» **THE REQUEST**
Write out again, exactly as they appear, the lines from the line with "Emit a Python" through the line with "67.8, 64.2, 60.9]". Do not include any pictures.
**** DATA
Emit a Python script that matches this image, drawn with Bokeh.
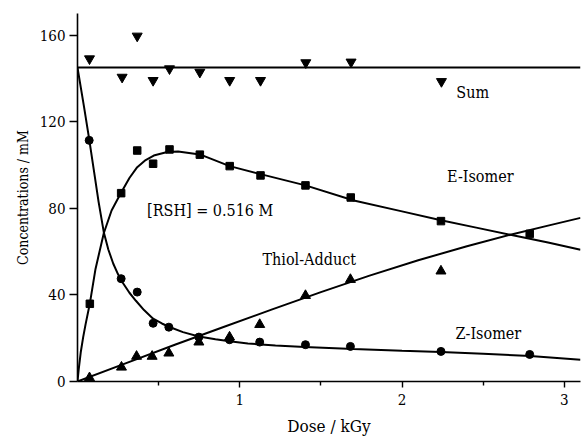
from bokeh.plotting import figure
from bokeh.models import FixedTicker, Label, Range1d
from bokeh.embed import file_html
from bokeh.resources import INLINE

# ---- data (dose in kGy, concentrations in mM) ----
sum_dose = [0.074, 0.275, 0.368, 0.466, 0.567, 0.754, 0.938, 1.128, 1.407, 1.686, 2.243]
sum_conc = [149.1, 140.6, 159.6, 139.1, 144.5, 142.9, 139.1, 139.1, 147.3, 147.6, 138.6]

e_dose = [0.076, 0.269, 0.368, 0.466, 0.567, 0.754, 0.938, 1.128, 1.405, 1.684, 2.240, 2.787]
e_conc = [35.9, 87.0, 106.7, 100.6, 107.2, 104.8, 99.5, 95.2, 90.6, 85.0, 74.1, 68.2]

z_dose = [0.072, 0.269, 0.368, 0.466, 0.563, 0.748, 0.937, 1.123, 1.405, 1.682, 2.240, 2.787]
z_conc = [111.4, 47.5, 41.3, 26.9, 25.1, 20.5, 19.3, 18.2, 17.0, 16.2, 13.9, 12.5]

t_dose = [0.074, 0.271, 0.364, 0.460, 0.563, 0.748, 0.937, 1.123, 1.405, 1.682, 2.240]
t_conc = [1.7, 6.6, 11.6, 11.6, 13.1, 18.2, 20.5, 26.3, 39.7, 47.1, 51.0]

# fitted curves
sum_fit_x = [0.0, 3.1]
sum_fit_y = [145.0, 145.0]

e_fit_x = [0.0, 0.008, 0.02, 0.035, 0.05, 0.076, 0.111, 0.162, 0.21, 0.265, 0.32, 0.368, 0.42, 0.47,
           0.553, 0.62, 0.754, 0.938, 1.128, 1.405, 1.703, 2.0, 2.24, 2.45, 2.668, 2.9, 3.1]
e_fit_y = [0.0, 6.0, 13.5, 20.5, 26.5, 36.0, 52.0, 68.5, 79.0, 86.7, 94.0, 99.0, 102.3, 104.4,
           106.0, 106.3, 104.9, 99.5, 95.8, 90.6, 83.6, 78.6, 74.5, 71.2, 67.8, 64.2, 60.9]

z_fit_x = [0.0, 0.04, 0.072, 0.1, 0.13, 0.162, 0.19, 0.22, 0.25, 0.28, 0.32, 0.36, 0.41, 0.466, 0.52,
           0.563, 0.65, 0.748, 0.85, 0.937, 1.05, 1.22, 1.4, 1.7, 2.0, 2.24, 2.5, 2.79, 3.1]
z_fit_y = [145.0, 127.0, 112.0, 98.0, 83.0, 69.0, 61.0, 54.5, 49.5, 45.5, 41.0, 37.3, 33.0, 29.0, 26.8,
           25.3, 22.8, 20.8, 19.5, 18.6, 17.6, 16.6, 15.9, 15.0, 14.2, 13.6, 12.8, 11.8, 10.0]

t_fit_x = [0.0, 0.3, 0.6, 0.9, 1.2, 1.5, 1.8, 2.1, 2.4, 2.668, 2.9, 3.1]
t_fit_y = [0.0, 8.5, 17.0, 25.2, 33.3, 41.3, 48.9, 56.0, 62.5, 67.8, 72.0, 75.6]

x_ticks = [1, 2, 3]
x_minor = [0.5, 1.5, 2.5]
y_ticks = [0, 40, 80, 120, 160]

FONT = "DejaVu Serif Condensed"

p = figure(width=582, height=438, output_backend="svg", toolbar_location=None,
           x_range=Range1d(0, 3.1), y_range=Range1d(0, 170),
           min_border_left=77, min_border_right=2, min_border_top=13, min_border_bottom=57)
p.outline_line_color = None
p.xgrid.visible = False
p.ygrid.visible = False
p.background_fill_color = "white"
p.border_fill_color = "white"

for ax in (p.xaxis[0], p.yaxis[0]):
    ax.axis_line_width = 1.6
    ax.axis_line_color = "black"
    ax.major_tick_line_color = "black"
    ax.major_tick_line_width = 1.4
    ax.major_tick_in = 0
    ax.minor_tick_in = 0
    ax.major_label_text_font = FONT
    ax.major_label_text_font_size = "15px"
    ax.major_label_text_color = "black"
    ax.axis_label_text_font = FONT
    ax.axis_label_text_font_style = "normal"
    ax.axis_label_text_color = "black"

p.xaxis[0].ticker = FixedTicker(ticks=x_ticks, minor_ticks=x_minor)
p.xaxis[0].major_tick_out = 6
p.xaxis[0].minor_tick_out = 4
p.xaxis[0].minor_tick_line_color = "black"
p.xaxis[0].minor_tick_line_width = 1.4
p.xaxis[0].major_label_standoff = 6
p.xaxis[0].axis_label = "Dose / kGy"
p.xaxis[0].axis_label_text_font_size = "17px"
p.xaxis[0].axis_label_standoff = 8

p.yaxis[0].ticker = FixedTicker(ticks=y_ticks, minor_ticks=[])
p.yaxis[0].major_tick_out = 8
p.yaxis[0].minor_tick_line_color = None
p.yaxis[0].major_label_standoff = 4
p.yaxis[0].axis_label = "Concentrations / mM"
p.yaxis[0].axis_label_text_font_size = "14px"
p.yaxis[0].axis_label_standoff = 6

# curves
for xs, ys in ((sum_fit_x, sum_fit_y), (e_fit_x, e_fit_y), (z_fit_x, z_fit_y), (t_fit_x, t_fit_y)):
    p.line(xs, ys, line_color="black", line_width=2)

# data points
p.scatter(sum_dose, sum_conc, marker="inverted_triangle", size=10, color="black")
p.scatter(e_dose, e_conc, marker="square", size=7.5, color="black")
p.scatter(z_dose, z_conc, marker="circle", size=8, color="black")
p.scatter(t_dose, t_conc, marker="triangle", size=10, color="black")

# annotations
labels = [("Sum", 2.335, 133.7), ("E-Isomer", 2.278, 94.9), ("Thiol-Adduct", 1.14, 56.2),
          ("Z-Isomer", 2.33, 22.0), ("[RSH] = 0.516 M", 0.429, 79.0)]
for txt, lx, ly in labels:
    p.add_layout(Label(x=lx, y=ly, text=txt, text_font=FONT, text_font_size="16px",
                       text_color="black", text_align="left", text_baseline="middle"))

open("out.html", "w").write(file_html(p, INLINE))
********
**** DATA
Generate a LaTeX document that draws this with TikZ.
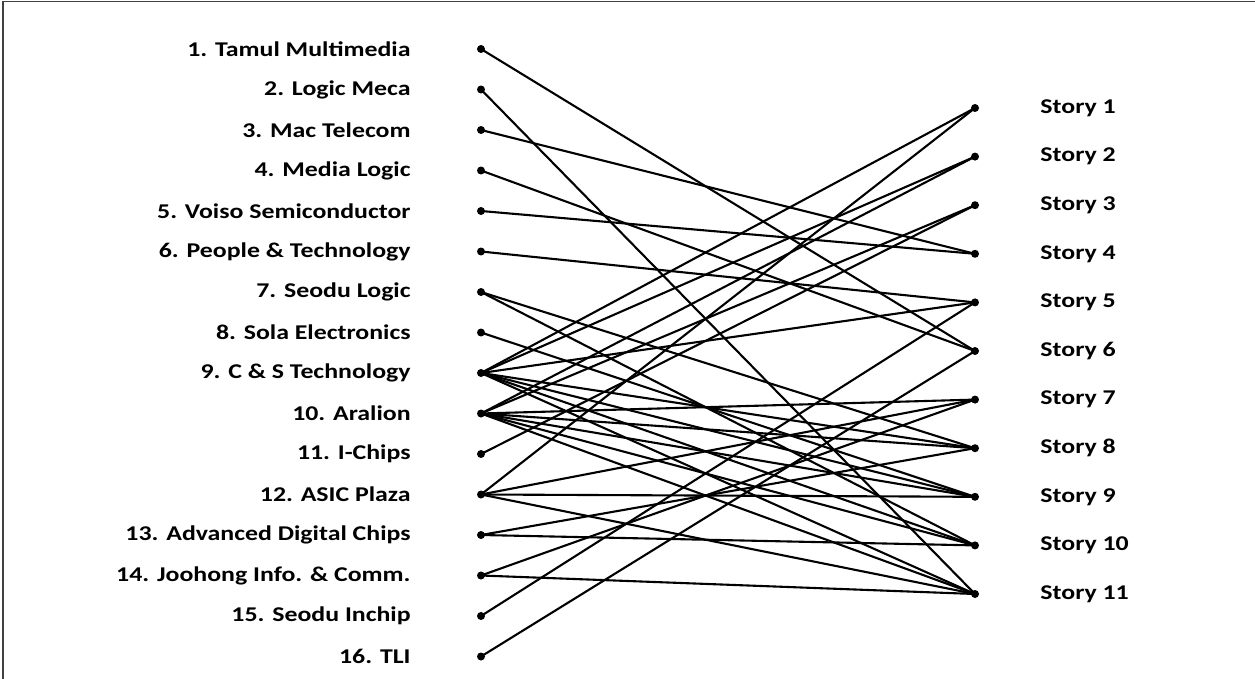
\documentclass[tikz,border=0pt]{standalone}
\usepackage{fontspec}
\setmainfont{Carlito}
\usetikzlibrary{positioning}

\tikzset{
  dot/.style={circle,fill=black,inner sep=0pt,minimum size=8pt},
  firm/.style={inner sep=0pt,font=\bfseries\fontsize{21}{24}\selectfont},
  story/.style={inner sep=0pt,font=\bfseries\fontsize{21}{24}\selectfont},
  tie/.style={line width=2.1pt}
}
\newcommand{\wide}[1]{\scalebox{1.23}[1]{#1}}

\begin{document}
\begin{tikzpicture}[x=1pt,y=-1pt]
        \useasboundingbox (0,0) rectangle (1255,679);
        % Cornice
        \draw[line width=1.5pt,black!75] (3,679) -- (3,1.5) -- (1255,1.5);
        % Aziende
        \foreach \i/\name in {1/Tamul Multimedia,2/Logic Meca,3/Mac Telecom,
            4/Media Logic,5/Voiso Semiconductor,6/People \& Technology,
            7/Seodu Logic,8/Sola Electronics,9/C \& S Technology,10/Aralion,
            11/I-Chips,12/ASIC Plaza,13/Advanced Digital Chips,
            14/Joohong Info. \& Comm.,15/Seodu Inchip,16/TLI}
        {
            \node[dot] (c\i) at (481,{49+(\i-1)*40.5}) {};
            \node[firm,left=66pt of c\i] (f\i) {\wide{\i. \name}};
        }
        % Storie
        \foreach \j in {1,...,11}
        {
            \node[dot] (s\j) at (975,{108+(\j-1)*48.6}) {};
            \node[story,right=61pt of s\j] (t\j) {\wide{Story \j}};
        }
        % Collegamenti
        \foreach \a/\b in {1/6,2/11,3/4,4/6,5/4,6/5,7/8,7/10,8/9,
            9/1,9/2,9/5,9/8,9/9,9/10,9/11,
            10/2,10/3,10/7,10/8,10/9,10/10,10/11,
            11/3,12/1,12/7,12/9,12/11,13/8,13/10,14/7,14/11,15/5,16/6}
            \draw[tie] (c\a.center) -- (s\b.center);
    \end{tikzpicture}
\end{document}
********
**** DATA
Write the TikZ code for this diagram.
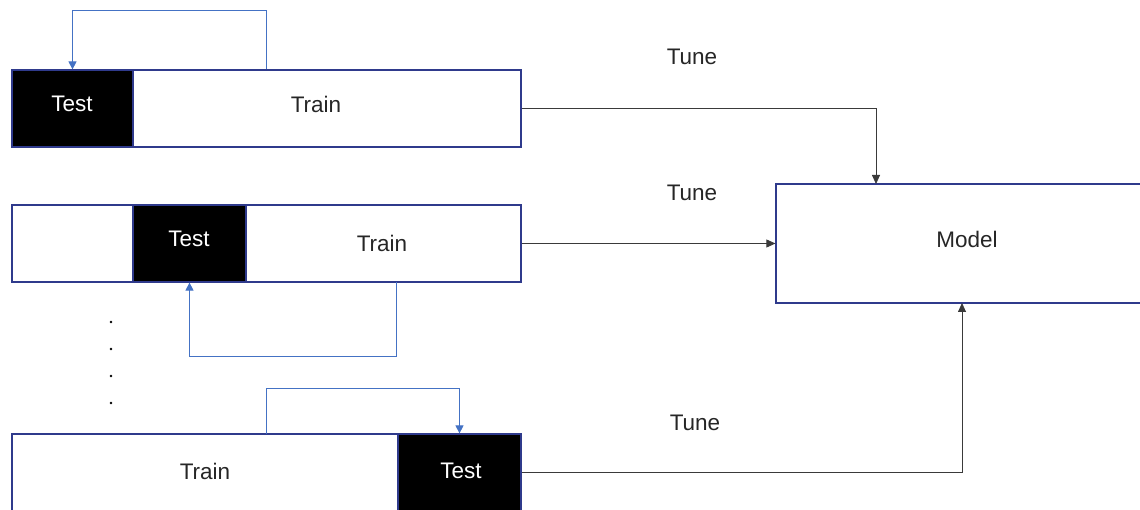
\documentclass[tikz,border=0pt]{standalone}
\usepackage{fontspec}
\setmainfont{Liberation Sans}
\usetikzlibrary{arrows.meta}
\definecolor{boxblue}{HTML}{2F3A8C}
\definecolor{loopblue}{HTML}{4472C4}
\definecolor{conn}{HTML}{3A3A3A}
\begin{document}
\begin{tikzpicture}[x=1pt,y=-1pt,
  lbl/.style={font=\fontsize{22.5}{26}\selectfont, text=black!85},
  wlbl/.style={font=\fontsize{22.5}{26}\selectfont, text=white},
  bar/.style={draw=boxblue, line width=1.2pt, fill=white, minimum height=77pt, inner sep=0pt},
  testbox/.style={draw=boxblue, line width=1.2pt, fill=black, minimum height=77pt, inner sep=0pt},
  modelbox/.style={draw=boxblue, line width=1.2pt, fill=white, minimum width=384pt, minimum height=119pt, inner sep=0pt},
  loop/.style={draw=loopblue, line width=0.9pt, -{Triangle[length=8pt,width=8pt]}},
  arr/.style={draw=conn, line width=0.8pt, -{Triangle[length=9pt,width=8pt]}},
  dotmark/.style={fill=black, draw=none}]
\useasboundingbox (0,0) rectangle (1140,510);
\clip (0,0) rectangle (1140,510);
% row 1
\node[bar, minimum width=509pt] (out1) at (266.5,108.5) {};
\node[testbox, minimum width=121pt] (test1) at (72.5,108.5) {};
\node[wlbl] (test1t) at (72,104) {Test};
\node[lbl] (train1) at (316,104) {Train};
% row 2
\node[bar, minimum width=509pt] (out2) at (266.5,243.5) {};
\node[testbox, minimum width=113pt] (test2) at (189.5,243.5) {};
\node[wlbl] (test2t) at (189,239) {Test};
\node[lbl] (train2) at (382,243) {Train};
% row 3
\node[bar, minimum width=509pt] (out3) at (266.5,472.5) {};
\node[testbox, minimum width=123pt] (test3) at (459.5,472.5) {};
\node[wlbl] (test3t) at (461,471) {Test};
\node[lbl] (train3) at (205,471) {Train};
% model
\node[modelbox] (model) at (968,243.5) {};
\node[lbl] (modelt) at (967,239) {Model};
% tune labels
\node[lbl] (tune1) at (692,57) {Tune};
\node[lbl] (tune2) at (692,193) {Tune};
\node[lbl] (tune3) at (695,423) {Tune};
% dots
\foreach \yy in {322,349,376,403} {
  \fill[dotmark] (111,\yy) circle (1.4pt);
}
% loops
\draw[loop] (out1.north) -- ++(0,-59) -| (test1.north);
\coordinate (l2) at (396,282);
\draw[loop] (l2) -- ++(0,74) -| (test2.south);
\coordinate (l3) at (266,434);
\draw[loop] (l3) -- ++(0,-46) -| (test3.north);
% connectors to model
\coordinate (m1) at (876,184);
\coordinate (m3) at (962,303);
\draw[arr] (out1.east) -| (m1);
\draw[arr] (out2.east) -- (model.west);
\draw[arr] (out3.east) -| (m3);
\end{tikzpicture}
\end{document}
********
» **OUTPUT FOR THIS EXERCISE**
Emit a Python script that matches this image, drawn with Bokeh.
from bokeh.plotting import figure
from bokeh.models import FixedTicker, Label, Range1d
from bokeh.embed import file_html
from bokeh.resources import INLINE

# ---- data (dose in kGy, concentrations in mM) ----
sum_dose = [0.074, 0.275, 0.368, 0.466, 0.567, 0.754, 0.938, 1.128, 1.407, 1.686, 2.243]
sum_conc = [149.1, 140.6, 159.6, 139.1, 144.5, 142.9, 139.1, 139.1, 147.3, 147.6, 138.6]

e_dose = [0.076, 0.269, 0.368, 0.466, 0.567, 0.754, 0.938, 1.128, 1.405, 1.684, 2.240, 2.787]
e_conc = [35.9, 87.0, 106.7, 100.6, 107.2, 104.8, 99.5, 95.2, 90.6, 85.0, 74.1, 68.2]

z_dose = [0.072, 0.269, 0.368, 0.466, 0.563, 0.748, 0.937, 1.123, 1.405, 1.682, 2.240, 2.787]
z_conc = [111.4, 47.5, 41.3, 26.9, 25.1, 20.5, 19.3, 18.2, 17.0, 16.2, 13.9, 12.5]

t_dose = [0.074, 0.271, 0.364, 0.460, 0.563, 0.748, 0.937, 1.123, 1.405, 1.682, 2.240]
t_conc = [1.7, 6.6, 11.6, 11.6, 13.1, 18.2, 20.5, 26.3, 39.7, 47.1, 51.0]

# fitted curves
sum_fit_x = [0.0, 3.1]
sum_fit_y = [145.0, 145.0]

e_fit_x = [0.0, 0.008, 0.02, 0.035, 0.05, 0.076, 0.111, 0.162, 0.21, 0.265, 0.32, 0.368, 0.42, 0.47,
           0.553, 0.62, 0.754, 0.938, 1.128, 1.405, 1.703, 2.0, 2.24, 2.45, 2.668, 2.9, 3.1]
e_fit_y = [0.0, 6.0, 13.5, 20.5, 26.5, 36.0, 52.0, 68.5, 79.0, 86.7, 94.0, 99.0, 102.3, 104.4,
           106.0, 106.3, 104.9, 99.5, 95.8, 90.6, 83.6, 78.6, 74.5, 71.2, 67.8, 64.2, 60.9]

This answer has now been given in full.